Mandy and Bill say they are like hundreds of Aucklanders who have had enough of traffic jams and other pressures of city life, but feel they're one of the few couples who have found a virtually perfect answer.

"Some of our friends have tried to get away from the hassle of Auckland traffic and stressful corporate jobs and they've moved to the country, but the sad thing is, they hardly see all their old friends," says Bill. "We've found a way to keep working in our business, live in the city without the noise - and yet we can find somewhere different and remote to anchor every weekend."

Takapu is so solid and soundproof that they sleep peacefully, despite being moored close to some of the city's highly social venues.

"We don't hear the yahooing or noise from the cafes and bars, no sounds of rubbish trucks and sirens in the night," he says. "Takapu was made with sailors in mind and their working shifts while the others slept."

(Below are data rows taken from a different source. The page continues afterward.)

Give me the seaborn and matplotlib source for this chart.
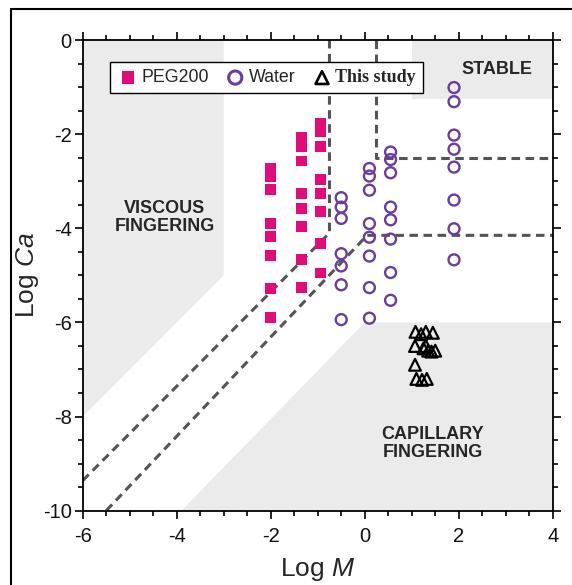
import numpy as np
import pandas as pd
import matplotlib
matplotlib.use("Agg")
import matplotlib.pyplot as plt
import seaborn as sns
from matplotlib.patches import Polygon
from matplotlib.lines import Line2D
from matplotlib.ticker import MultipleLocator

# PEG200 (squares), three columns of log M
peg_x = [-2.0, -2.0, -2.0, -2.0, -2.0, -2.0, -2.0, -2.0,
         -1.35, -1.35, -1.35, -1.35, -1.35, -1.35, -1.35, -1.35,
         -0.95, -0.95, -0.95, -0.95, -0.95, -0.95, -0.95, -0.95]
peg_y = [-2.72, -2.89, -3.17, -3.89, -4.17, -4.57, -5.27, -5.89,
         -2.08, -2.27, -2.57, -3.26, -3.58, -3.96, -4.66, -5.26,
         -1.77, -1.95, -2.26, -2.96, -3.26, -3.65, -4.33, -4.95]

# Water (open circles)
water_x = [-0.5, -0.5, -0.5, -0.5, -0.5, -0.5, -0.5,
           0.1, 0.1, 0.1, 0.1, 0.1, 0.1, 0.1, 0.1,
           0.55, 0.55, 0.55, 0.55, 0.55, 0.55, 0.55, 0.55,
           1.9, 1.9, 1.9, 1.9, 1.9, 1.9, 1.9, 1.9]
water_y = [-3.35, -3.55, -3.79, -4.54, -4.80, -5.20, -5.94,
           -2.73, -2.89, -3.19, -3.90, -4.19, -4.59, -5.26, -5.91,
           -2.38, -2.54, -2.82, -3.55, -3.82, -4.23, -4.94, -5.53,
           -1.01, -1.31, -2.02, -2.32, -2.70, -3.40, -4.01, -4.67]

# This study (open triangles)
study_x = [1.08, 1.2, 1.3, 1.45, 1.07, 1.25, 1.3, 1.35, 1.42, 1.5, 1.07, 1.1, 1.22, 1.32]
study_y = [-6.2, -6.25, -6.2, -6.22, -6.5, -6.55, -6.5, -6.6, -6.62, -6.6, -6.9, -7.2, -7.22, -7.2]

# regime fields
viscous_region = [(-6, 0), (-3, 0), (-3, -5), (-6, -8)]
stable_region = [(1.0, 0), (4, 0), (4, -1.25), (1.0, -1.25)]
capillary_region = [(4, -6), (0, -6), (-3.9, -10), (4, -10)]

# dashed boundaries
bound1_x = [-6, -0.75, -0.75]
bound1_y = [-9.36, -4.1, 0]
bound2_x = [0.24, 0.24, 4]
bound2_y = [0, -2.5, -2.5]
bound3_x = [-5.5, 0.05, 4]
bound3_y = [-10, -4.15, -4.15]

sns.set_theme(style="ticks")
plt.rcParams['font.family'] = ['Liberation Sans', 'DejaVu Sans']
plt.rcParams['axes.unicode_minus'] = False
plt.rcParams['mathtext.fontset'] = 'custom'
plt.rcParams['mathtext.rm'] = 'Liberation Sans'
plt.rcParams['mathtext.it'] = 'Liberation Sans:italic'

pink = '#e30b78'
purple = '#6a3d9e'
gray = '#ebebeb'
dash = '#555555'

fig = plt.figure(figsize=(5.72, 5.85), dpi=100)
ax = fig.add_axes([0.1446, 0.127, 0.8217, 0.8046])

for reg in [viscous_region, stable_region, capillary_region]:
    ax.add_patch(Polygon(reg, closed=True, facecolor=gray, edgecolor='none', zorder=0))

for bx, by in [(bound1_x, bound1_y), (bound2_x, bound2_y), (bound3_x, bound3_y)]:
    ax.plot(bx, by, color=dash, lw=2.2, ls=(0, (2.8, 1.8)), zorder=1)

peg = pd.DataFrame({'M': peg_x, 'Ca': peg_y})
water = pd.DataFrame({'M': water_x, 'Ca': water_y})
study = pd.DataFrame({'M': study_x, 'Ca': study_y})

sns.scatterplot(data=peg, x='M', y='Ca', marker='s', s=62, color=pink,
                edgecolor='none', label='PEG200', ax=ax, zorder=3)
sns.scatterplot(data=water, x='M', y='Ca', marker='o', s=62, fc='none',
                ec=purple, linewidth=1.7, label='Water', ax=ax, zorder=3)
sns.scatterplot(data=study, x='M', y='Ca', marker='^', s=72, fc='none',
                ec='black', linewidth=1.6, label='This study', ax=ax, zorder=4)

ax.text(-4.25, -3.77, 'VISCOUS\nFINGERING', ha='center', va='center',
        fontsize=13, fontweight='bold', linespacing=1.05)
ax.text(2.82, -0.62, 'STABLE', ha='center', va='center', fontsize=13, fontweight='bold')
ax.text(1.45, -8.57, 'CAPILLARY\nFINGERING', ha='center', va='center',
        fontsize=13, fontweight='bold', linespacing=1.05)

ax.set_xlim(-6, 4)
ax.set_ylim(-10, 0)
ax.xaxis.set_major_locator(MultipleLocator(2))
ax.xaxis.set_minor_locator(MultipleLocator(0.5))
ax.yaxis.set_major_locator(MultipleLocator(2))
ax.yaxis.set_minor_locator(MultipleLocator(0.5))
ax.tick_params(which='both', direction='out', top=True, right=True, color='black', width=1.2)
ax.tick_params(which='major', length=6)
ax.tick_params(which='minor', length=3.5)
ax.tick_params(axis='x', labelsize=14.5, pad=6, labelcolor='#111111')
ax.tick_params(axis='y', labelsize=14.5, pad=2, labelcolor='#111111')
for sp in ax.spines.values():
    sp.set_color('black')
    sp.set_linewidth(1.3)

ax.set_xlabel('Log $\\mathit{M}$', fontsize=19, labelpad=7)
ax.set_ylabel('Log $\\mathit{Ca}$', fontsize=19, labelpad=1)

leg = ax.legend(loc='upper left', bbox_to_anchor=(0.058, 0.953), borderaxespad=0,
                ncol=3, fontsize=12.8, frameon=True, fancybox=False, edgecolor='black',
                handletextpad=0.15, columnspacing=0.9, borderpad=0.4, handlelength=1.2)
leg.get_frame().set_linewidth(1.0)
leg.get_frame().set_alpha(1)
txt = leg.get_texts()[2]
txt.set_fontfamily('Liberation Serif')
txt.set_fontweight('bold')
txt.set_fontsize(13)
handles = leg.legend_handles
handles[0].set_sizes([80])
handles[1].set_sizes([90])
handles[1].set_linewidth(2.2)
handles[2].set_sizes([85])
handles[2].set_linewidth(1.9)
leg.set_zorder(5)

# outer frame of the figure
fig.add_artist(Line2D([11 / 572, 11 / 572], [0, 1 - 9 / 585], color='black', lw=1.5))
fig.add_artist(Line2D([11 / 572, 1], [1 - 9 / 585, 1 - 9 / 585], color='black', lw=1.5))

fig.savefig('out.png', dpi=100)
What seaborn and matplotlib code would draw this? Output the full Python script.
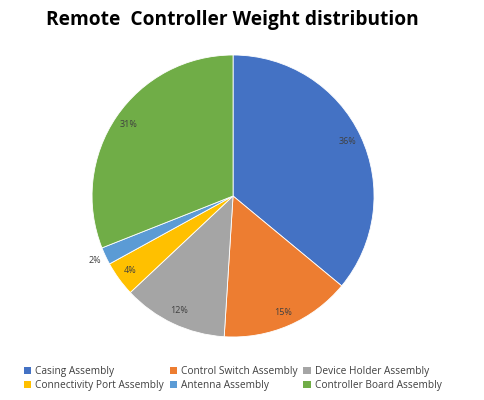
import matplotlib.pyplot as plt
import seaborn as sns
from matplotlib.patches import Patch

sns.set_theme(style="white")
plt.rcParams['font.family'] = ['Open Sans', 'DejaVu Sans']

parts = ['Casing Assembly', 'Control Switch Assembly', 'Device Holder Assembly',
         'Connectivity Port Assembly', 'Antenna Assembly', 'Controller Board Assembly']
shares = [36, 15, 12, 4, 2, 31]
colors = ['#4472C4', '#ED7D31', '#A5A5A5', '#FFC000', '#5B9BD5', '#70AD47']

fig = plt.figure(figsize=(4.84, 4.0), dpi=100)
ax = fig.add_axes([0.190, 0.1575, 0.583, 0.705])

wedges, texts, autotexts = ax.pie(shares, colors=colors, startangle=90, counterclock=False,
                                  autopct='%1.0f%%', pctdistance=0.9,
                                  wedgeprops=dict(edgecolor='white', linewidth=0.6),
                                  textprops=dict(fontsize=6.5, color='#404040'))
# small slice label sits outside the pie
for t, v in zip(autotexts, shares):
    if v < 3:
        x, y = t.get_position()
        t.set_position((x * 1.2, y * 1.2))
ax.set_xlim(-1, 1)
ax.set_ylim(-1, 1)
ax.set_aspect('equal')

fig.suptitle('Remote  Controller Weight distribution', fontsize=13.8, fontweight='bold',
             y=0.975, x=0.48, color='black')

# legend reads row by row, matplotlib fills column by column
order = [0, 3, 1, 4, 2, 5]
handles = [Patch(facecolor=colors[i], edgecolor='none') for i in order]
labels = [parts[i] for i in order]
fig.legend(handles, labels, loc='lower left', bbox_to_anchor=(0.03, 0.0), ncol=3,
           frameon=False, fontsize=7.3, handlelength=0.7, handleheight=0.7,
           handletextpad=0.4, columnspacing=0.6, labelspacing=0.3,
           labelcolor='#404040')

plt.savefig('out.png', dpi=100)
plt.close()
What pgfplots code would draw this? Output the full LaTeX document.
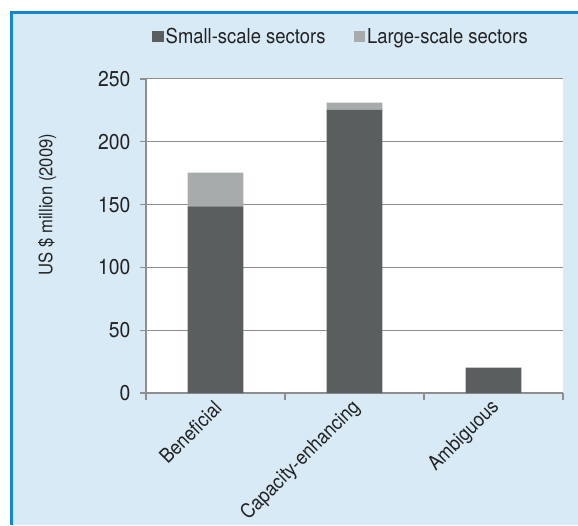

Mandy says: "The sound I do hear and love is the rain running off the decks into the sea. I can only hear it when our bedroom porthole is open, and I'll mumble to Bill, 'It's raining'. It's the most beautiful, restful and relaxing thing. I think now, it's my most favourite sound."

The possibilities for Mandy and Bill with Takapu are plentiful. "We both dive, so we'd like to do chartering and dive trips, and the chartering is being arranged in time for the America's Cup."

After next year, they plan to head off around the world. Although they had always wanted to see the world from the decks of a boat, Bill had a yacht in mind, and seasick-prone Mandy had always imagined it would be on a sturdy launch.

In the meantime, while studying to add to their list of certificates in marine expertise, Mandy and Bill intend to enjoy their water-borne home and the freedom she has given them to change the view when they feel like it.